Objective: This study aimed to characterize the single-cell transcriptome profile of bone marrow stromal cells in MPN patients and mice and analyze the cells and mechanisms related to the progression of myelofibrosis.

Methods: The bone marrow aspirate of MPN patients was extracted, and hematopoietic cells were removed to enrich stromal cells through magnetic-activated cell sorting (MACS) and fluorescence-activated cell sorting (FACS), and then 10 x Genomics single-cell transcriptome sequencing was performed. Bone marrow from the offspring of JAK2V617F transgenic mice or CALR52-bpdeletion knock-in mice were transplanted to produce mice with different disease phenotypes (ET, PV, MF) or non-disease mice. The transplanted mice were also sacrificed to obtain bone marrow cells. MACS and FACS were performed to enrich stromal cells, and then 10xGenomics single-cell transcriptome sequencing was performed. Single-cell transcriptome data analysis includes raw data quality control, reduction of dimensionality, batch removal, clustering, analysis of differential gene expression, cell trajectory, scoring of gene sets, differential gene enrichment, cell communication and clusters correlation.

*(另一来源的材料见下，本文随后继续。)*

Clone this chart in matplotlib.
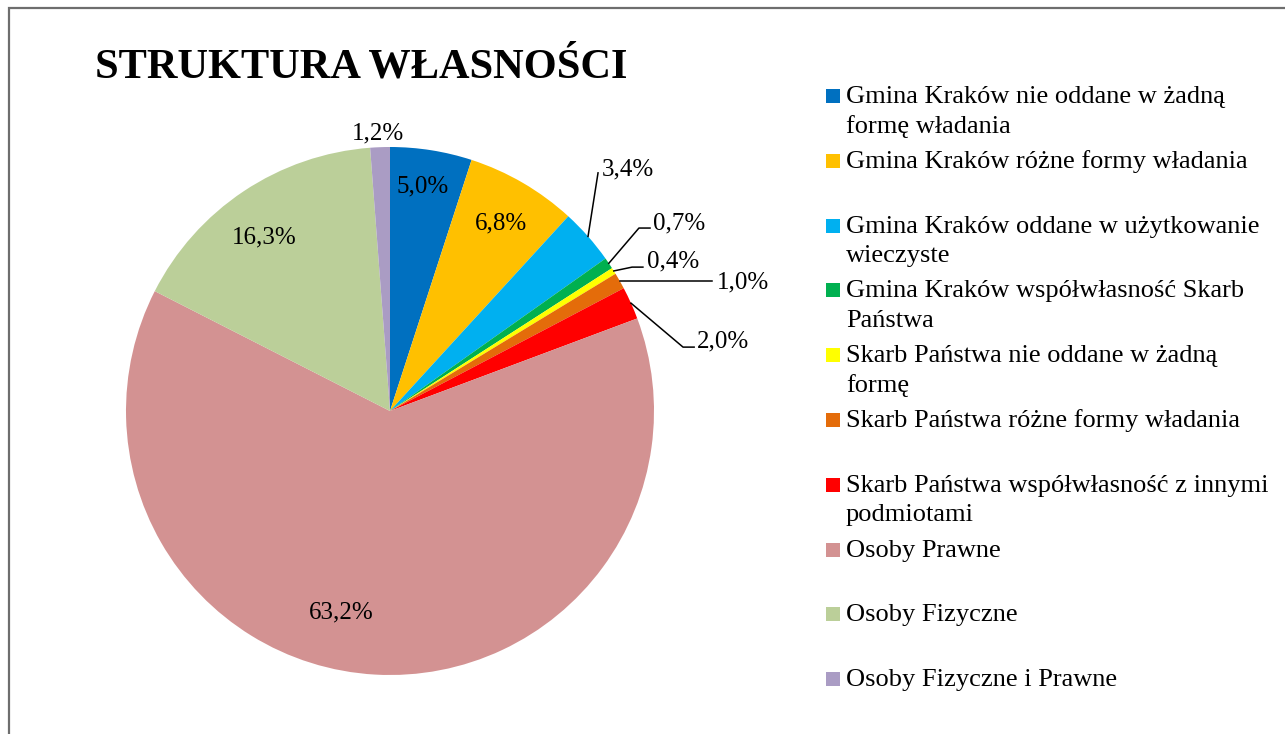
import matplotlib.pyplot as plt
from matplotlib.patches import Rectangle
import numpy as np

# Data
categories = [
    "Gmina Kraków nie oddane w żadną\nformę władania",
    "Gmina Kraków różne formy władania",
    "Gmina Kraków oddane w użytkowanie\nwieczyste",
    "Gmina Kraków współwłasność Skarb\nPaństwa",
    "Skarb Państwa nie oddane w żadną\nformę",
    "Skarb Państwa różne formy władania",
    "Skarb Państwa współwłasność z innymi\npodmiotami",
    "Osoby Prawne",
    "Osoby Fizyczne",
    "Osoby Fizyczne i Prawne",
]
shares = [5.0, 6.8, 3.4, 0.7, 0.4, 1.0, 2.0, 63.2, 16.3, 1.2]
colors = ["#0070C0", "#FFC000", "#00B0F0", "#00B050", "#FFFF00",
          "#E46C0A", "#FF0000", "#D39292", "#BBCF99", "#AA9CC4"]

plt.rcParams['font.family'] = ['Liberation Serif', 'DejaVu Serif']

W, H = 1285, 734
fig = plt.figure(figsize=(W / 100, H / 100), dpi=100)

# overlay in pixel coordinates for frame, title and legend
over = fig.add_axes([0, 0, 1, 1])
over.set_xlim(0, W)
over.set_ylim(H, 0)
over.axis('off')
over.plot([9, 9, W], [H, 8, 8], color="#6E6E6E", lw=1.6, solid_joinstyle='miter')
over.text(95, 77, "STRUKTURA WŁASNOŚCI", fontsize=30.5, fontweight='bold',
          ha='left', va='baseline')

# pie: centre (390, 411) px, radius 264 px
cx, cy, r = 390, 411, 264
ax = fig.add_axes([(cx - r) / W, (H - cy - r) / H, 2 * r / W, 2 * r / H])
wedges, _ = ax.pie(shares, colors=colors, startangle=90, counterclock=False,
                   wedgeprops=dict(linewidth=0))
ax.set_xlim(-1, 1)
ax.set_ylim(-1, 1)
ax.set_aspect('equal')

def fmt(v):
    return f"{v:.1f}".replace('.', ',') + '%'

# label placement (data units of the pie, radius = 1)
inside_pos = {0: (0.125, 0.826), 1: (0.421, 0.689), 7: (-0.184, -0.784),
              8: (-0.477, 0.636), 9: (-0.045, 1.027)}
outside_pos = {
    2: ((0.803, 0.894), [(0.788, 0.902)]),
    3: ((0.998, 0.686), [(0.943, 0.693), (0.985, 0.693)]),
    4: ((0.973, 0.542), [(0.917, 0.545), (0.958, 0.545)]),
    5: ((1.239, 0.466), [(1.22, None)]),
    6: ((1.163, 0.242), [(1.11, 0.242), (1.152, 0.242)]),
}

for i, (w, v) in enumerate(zip(wedges, shares)):
    if i in inside_pos:
        x, y = inside_pos[i]
        ax.text(x, y, fmt(v), fontsize=18, ha='center', va='baseline')
    else:
        (tx, ty), pts = outside_pos[i]
        mid = np.deg2rad((w.theta1 + w.theta2) / 2)
        x0, y0 = np.cos(mid), np.sin(mid)
        xs = [x0] + [p[0] for p in pts]
        ys = [y0] + [y0 if p[1] is None else p[1] for p in pts]
        ax.plot(xs, ys, color='black', lw=1.1, clip_on=False)
        ax.text(tx, ty, fmt(v), fontsize=18, ha='left', va='baseline')

# legend
for i, (name, col) in enumerate(zip(categories, colors)):
    base = 103 + 64.8 * i
    over.add_patch(Rectangle((826, base - 14), 14, 14, color=col, lw=0))
    for k, line in enumerate(name.split('\n')):
        over.text(846, base + 29.5 * k, line, fontsize=19, ha='left', va='baseline')

fig.savefig("out.png", dpi=100)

Results: This study included 5 non-myelofibrosis MPN patients (4 ET, 1 PV) and 3 myelofibrosis patients (1 post-ET MF, 1 post-PV MF, and 1 PMF). Cells in the bone marrow microenvironment were including MSCs and endothelial cells. It was found that MSCs from MF patients showed a significant osteogenic differentiation bias, weakened hematopoietic support function, and enhanced collagen fiber formation ability, while endothelial cells showed an arterial gene expression trend. Cells captured in the mouse bone marrow microenvironment include MSCs, endothelial cells, perivascular cells, and fibroblasts. The main changes related to MF are MSCs, which are manifested in a significant increase in the proportion of fibrogenic MSC subcluster and osteoblasts in MF mice. There is a strong correlation between human and mouse fibrogenic MSC subclusters, and interferon α-2 could reduce the proportion of mouse fibrogenic MSC subcluster.

Conclusion: This study depicts the single-cell transcriptome profile of bone marrow stromal cells in MPN patients and mouse models. The stromal cells in mice from patients with myelofibrosis are significantly different from those in non-fibrosis patients/mouse. The stromal cells most relevant to myelofibrosis progression are MSCs, and a fibrogenic subcluster of MSCs that may be involved in myelofibrosis progression was identified with a strong correlation in humans and mice. Targeted reduction of fibrogenic MSC subcluster may provide a strategy to delay the progression of myelofibrosis.